On July 19, 2008, in his first win outside the state of New York, Evening Attire won the Greenwood Cup Stakes at Philadelphia Park Racetrack by 8¼-lengths, breaking the 16-year-old track record. The previous track record of 2:31 flat for 1½ miles was set on January 4, 1992, by Laugh a Minute. Evening Attire's time was 2:29.90. Evening Attire was retired after the race.

===Highlights===
Although he was bred in Kentucky, Evening Attire seldom raced outside New York. He won at least one graded stakes race win over all three New York Racing Association dirt tracks. At Aqueduct, he was a seven-time stakes winner.

- 2001: 1st Queens County Handicap Grade III and Discovery Handicap (GIII)
- 2002: 1st Jockey Club Gold Cup (earning a 92 Speed Figure) (GI), Saratoga Breeders Cup Handicup (GII), Aqueduct Handicap (GIII), Red Smith Handicap (GII), and 2nd in Massachusetts Handicap (GII)
- 2003: 2nd in Queens County Handicap (GIII), Clark Handicap (GII), 3rd in the Jockey Club Gold Cup (GI) and Whitney Handicap (GI)
- 2004: 1st Saratoga Breeders' Cup Handicap (beating Funny Cide and Bowman's Band with a 90 Equibase Speed Figure) (GII), 2nd Knickerbocker Handicap (GII), Excelsior Breeders' Cup Handicap (GIII), Queens County Handicap (GIII), Ben Ali Stakes (GIII), Aqueduct Handicap (GIII), and John B. Campbell Handicap.
- 2005: 1st Stuyvesant Handicap (GIII)
- 2006: 2nd Aqueduct Handicap (GIII), 3rd Stymie Handicap.
- 2007: 1st Queens County Handicap (for the second time). 1st The Stymie Handicap, 3rd the Stuyvesant Handicap.
- 2008: 1st in the Greenwood Cup Stakes at Philadelphia Park Racetrack, setting a new track record for a mile and a half. 2nd in the Aqueduct Handicap. 2nd in the Fit to Fight Stakes. 2nd in the Grade II Brooklyn Handicap.

Quoted from The Daily Racing Form: "From June 2002 to November 2003, Evening Attire ran in 11 Grade 1 and Grade 2 races. In that span he ran against such stars as 2003's Horse of the Year Mineshaft, dual classic winner Funny Cide, and Medaglia d'Oro."

==Retirement==
On September 28, 2008, his owners and trainer announced that Evening Attire would retire due to a suspensory injury.

His trainer, Tommy Kelly, said, "He was one of a kind.
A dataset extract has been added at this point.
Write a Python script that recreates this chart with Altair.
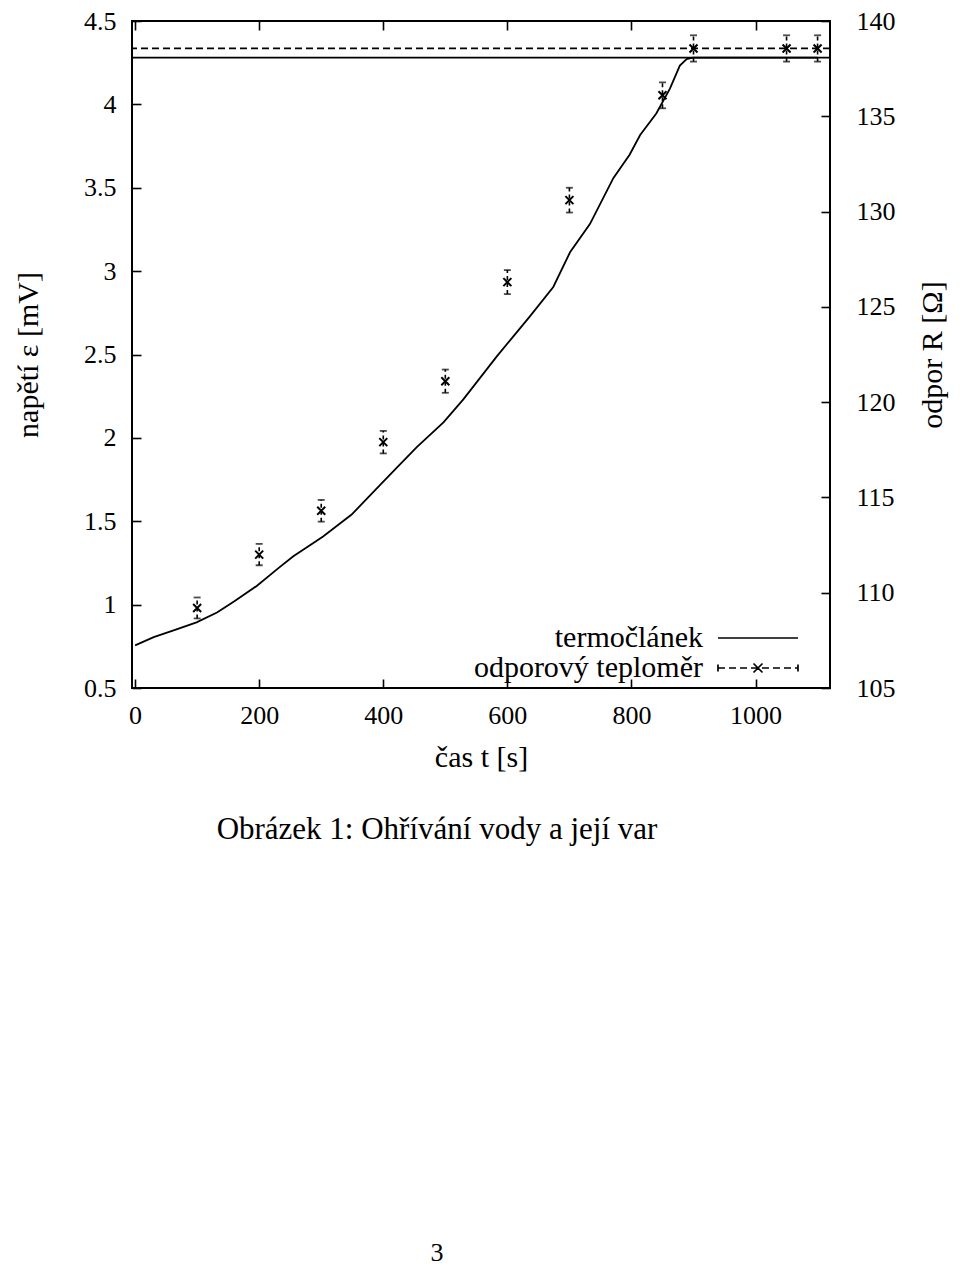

He had to be castrated early on because he couldn’t break from the gate. Still to this day, he didn’t break like any other racehorse. But at the final end when it counted, from the quarter pole to the wire, he always put in his run. I’ve never seen him back down once. He might have finished second, third, fourth, or fifth, but he was already running at the end, where the best part of a racehorse manifests itself. We’re all going to miss him."

On October 25, 2008, Evening Attire was brought to Belmont Park one last time. He was walked around the paddock, and a celebration was held in the Belmont Park winner's circle.

His next stop was Akindale Farm in Pawling, New York. Akindale is a farm dedicated to the rescue, rehab, and retraining of retired thoroughbred racehorses. Evening Attire died on January 21, 2019.

==Honors==
Aqueduct Race Track renamed its Aqueduct Handicap as the Evening Attire Stakes in his honor. The first Evening Attire took place on January 17, 2009.